Period: Shang dynasty (ca. 1600-1046 B.C.)
Dimensions: H.23.8 cm, Base L. 12.5 cm, W. 10.5 cm, Mouth L. 13.5 cm, W.5.31 cm
Provenance: Unearthed from the No.269 tomb to the east of Qijiazhuang village, Yin Ruin, Anyang, 1984

With a hip roof-formed cover, atop which is a similar knob on the middle of the primary ridge. The vessel has a rectangular mouth, one ridge on each side and each corner, each facing its counterpart on the cover and the foot. The four sides of the cover and the abdominal parts of the vessel were decorated with beast mask patterns, the lip and the foot with kui dragon motifs, the abdominal and the foot were ornamented with cloud and thunder as the background. A character “Yuan” was cast separately on the center of the interior bottom of the vessel and one wider part of the inside of cover. The bronzes with “Yuan” are presumably commissioned by the tomb occupant.

Bronze Fangyi was a wine container and ritual vessel for sacrificial activities, and was popular primarily during the late Shang to early Zhou period.
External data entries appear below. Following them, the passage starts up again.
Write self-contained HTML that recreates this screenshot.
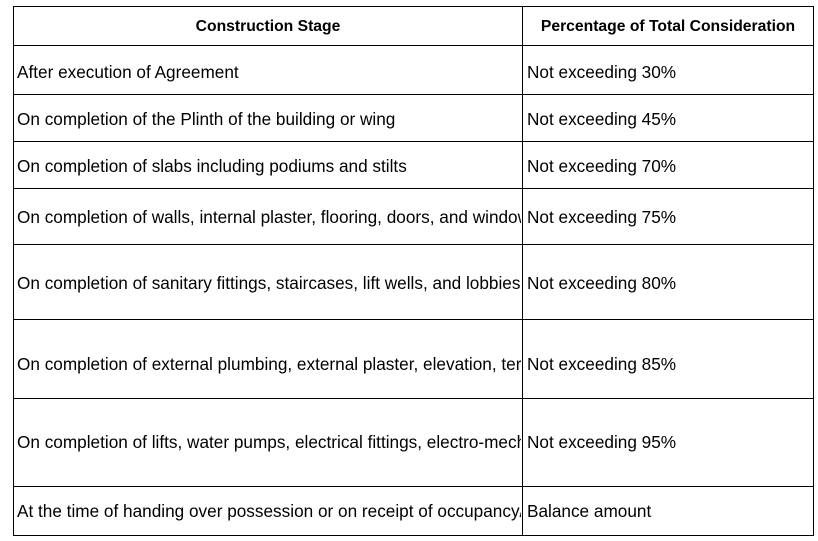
<!DOCTYPE html>
<html><head><style>
body{margin:0;background:#fff;width:818px;height:541px;position:relative;font-family:"Liberation Sans",sans-serif;color:#000;}
.h{position:absolute;left:13px;width:801px;height:0;border-top:1.5px solid #000;}
.v{position:absolute;top:6px;height:529px;width:0;border-left:1.5px solid #000;}
.t{position:absolute;font-size:17.2px;white-space:nowrap;overflow:hidden;line-height:20px;}
.c1{left:17px;width:504px;}
.c2{left:527px;width:285px;}
.b{font-weight:bold;font-size:15.7px;text-align:center;}
</style></head><body>
<div class="h" style="top:6px"></div>
<div class="h" style="top:45px"></div>
<div class="h" style="top:94px"></div>
<div class="h" style="top:141px"></div>
<div class="h" style="top:188px"></div>
<div class="h" style="top:244px"></div>
<div class="h" style="top:319px"></div>
<div class="h" style="top:398px"></div>
<div class="h" style="top:486px"></div>
<div class="h" style="top:535px"></div>
<div class="v" style="left:13px"></div>
<div class="v" style="left:522px"></div>
<div class="v" style="left:813px"></div>
<div class="t b" style="left:14px;width:508px;top:17px">Construction Stage</div>
<div class="t b" style="left:523px;width:290px;top:17px">Percentage of Total Consideration</div>
<div class="t c1" style="top:62px">After execution of Agreement</div>
<div class="t c2" style="top:62px">Not exceeding 30%</div>
<div class="t c1" style="top:109px">On completion of the Plinth of the building or wing</div>
<div class="t c2" style="top:109px">Not exceeding 45%</div>
<div class="t c1" style="top:156px">On completion of slabs including podiums and stilts</div>
<div class="t c2" style="top:156px">Not exceeding 70%</div>
<div class="t c1" style="top:207px">On completion of walls, internal plaster, flooring, doors, and windows</div>
<div class="t c2" style="top:207px">Not exceeding 75%</div>
<div class="t c1" style="top:273px">On completion of sanitary fittings, staircases, lift wells, and lobbies up to the floor</div>
<div class="t c2" style="top:273px">Not exceeding 80%</div>
<div class="t c1" style="top:354px">On completion of external plumbing, external plaster, elevation, terraces</div>
<div class="t c2" style="top:354px">Not exceeding 85%</div>
<div class="t c1" style="top:432px">On completion of lifts, water pumps, electrical fittings, electro-mechanical</div>
<div class="t c2" style="top:432px">Not exceeding 95%</div>
<div class="t c1" style="top:501px">At the time of handing over possession or on receipt of occupancy/completion certificate</div>
<div class="t c2" style="top:501px">Balance amount</div>
</body></html>
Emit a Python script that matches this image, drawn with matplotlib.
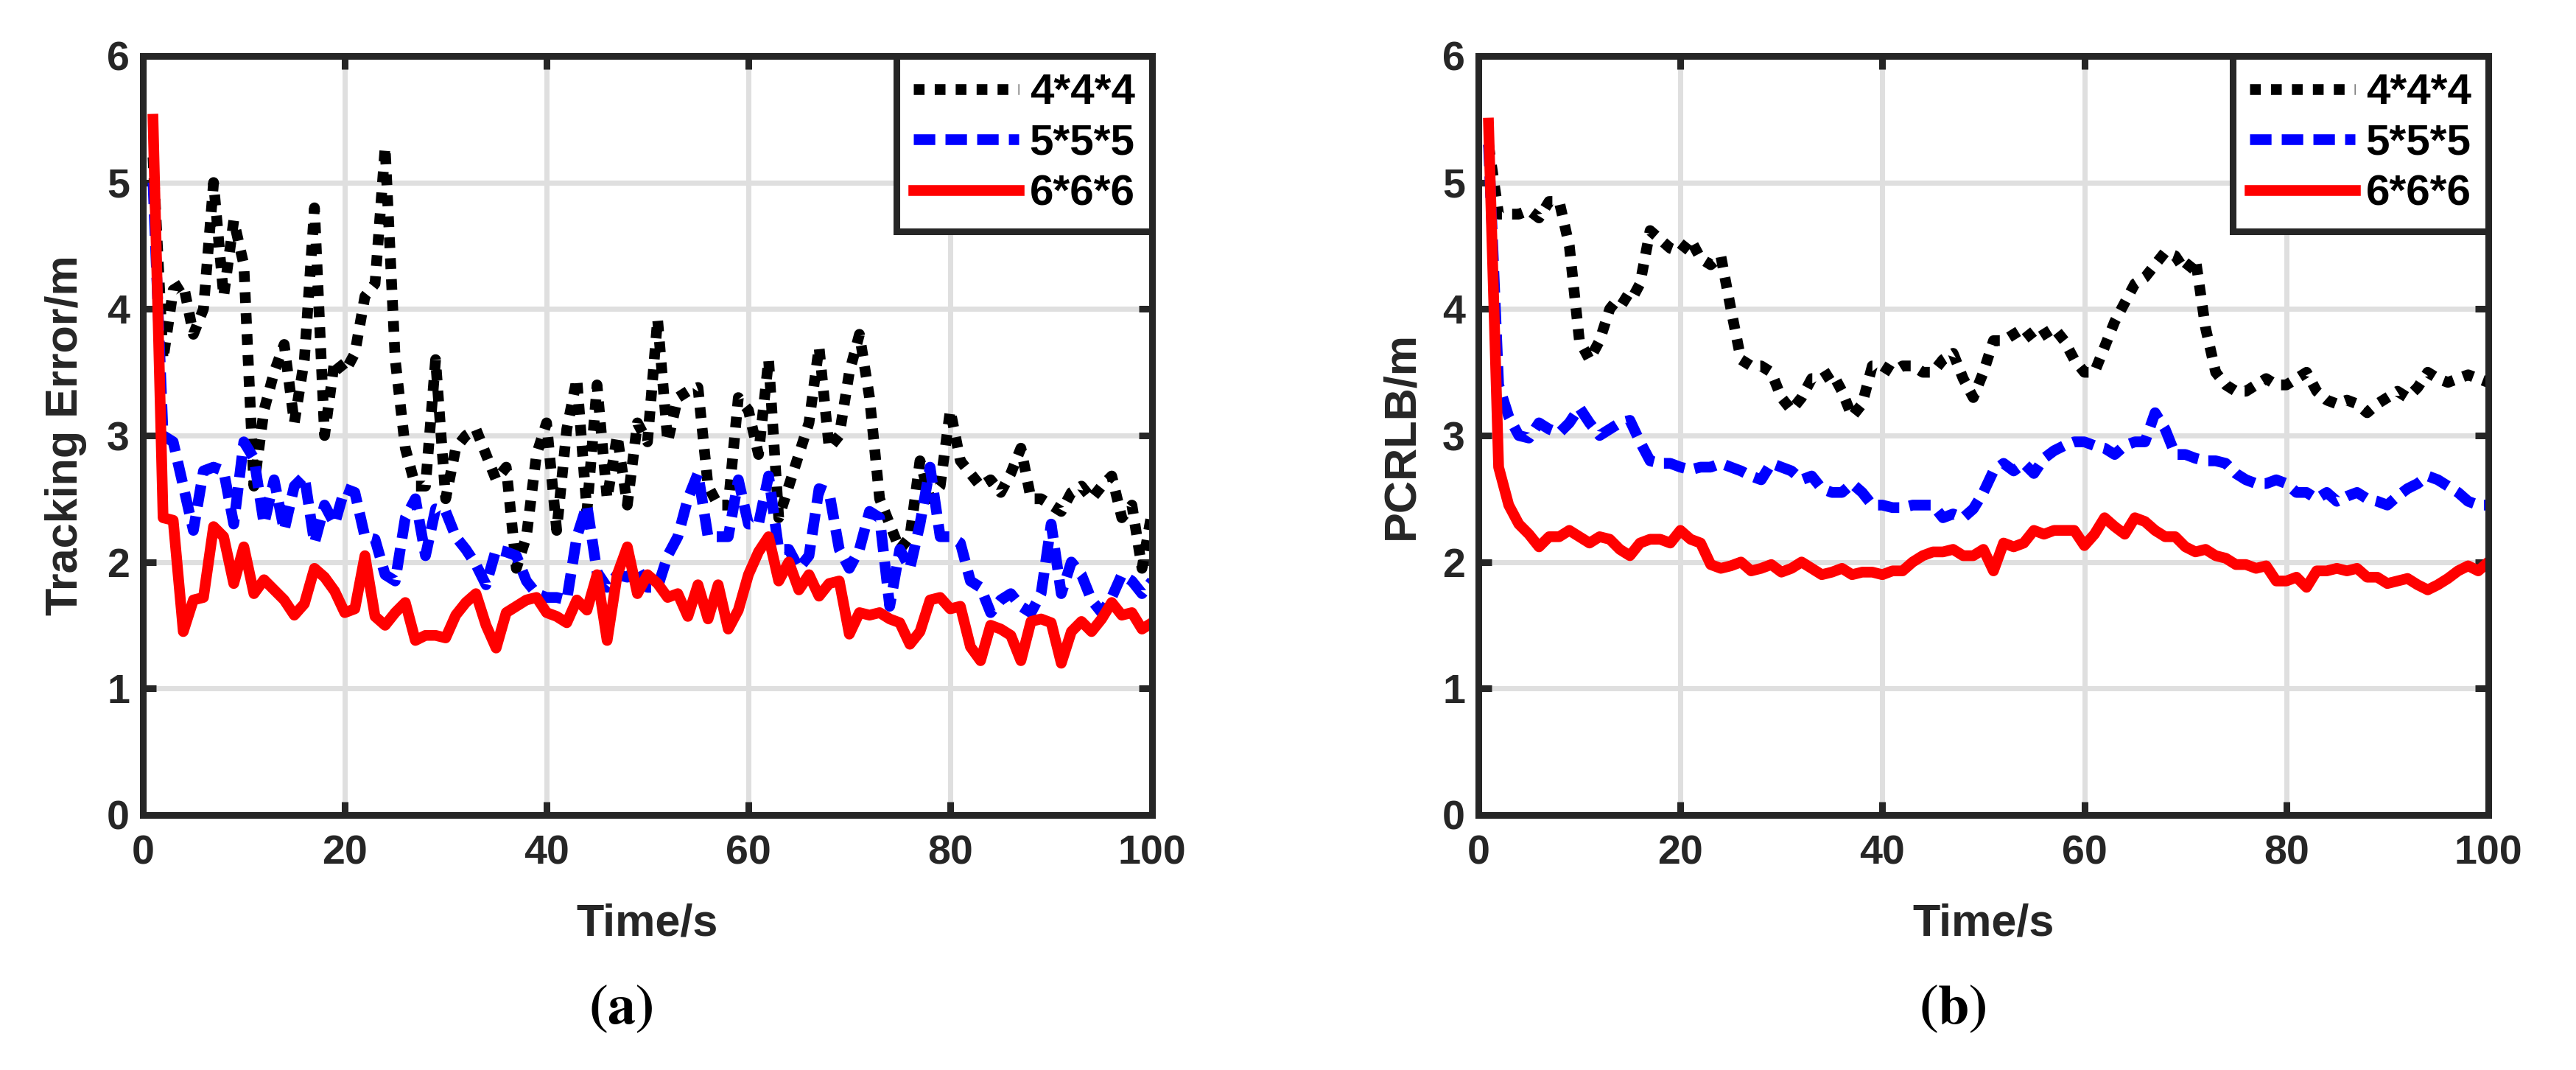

Located around the Xiaotun village to the northwest Anyang city of Henan province, Yinxu was the capital site of the late Shang dynasty that featured a slave society in the history of China. With a roughly neat layout, Yinxu is centered on the ruins of the palace and royal ancestral shrine of the Shang court at Xiaotun village, radiating along the banks of Huan River. The present site mainly consists of palace and ancestral shrine, mausoleums, capital ruin of Huanbei (north of the Huan River), Hou’gang, residential area (for clans), family grave complex, oracle bone hoards, bronze metallurgical workshops, handicraft workshops, etc. The tombs at the east of the Qijia village is a relatively massive family burial site on the southwest border of the Yinxu.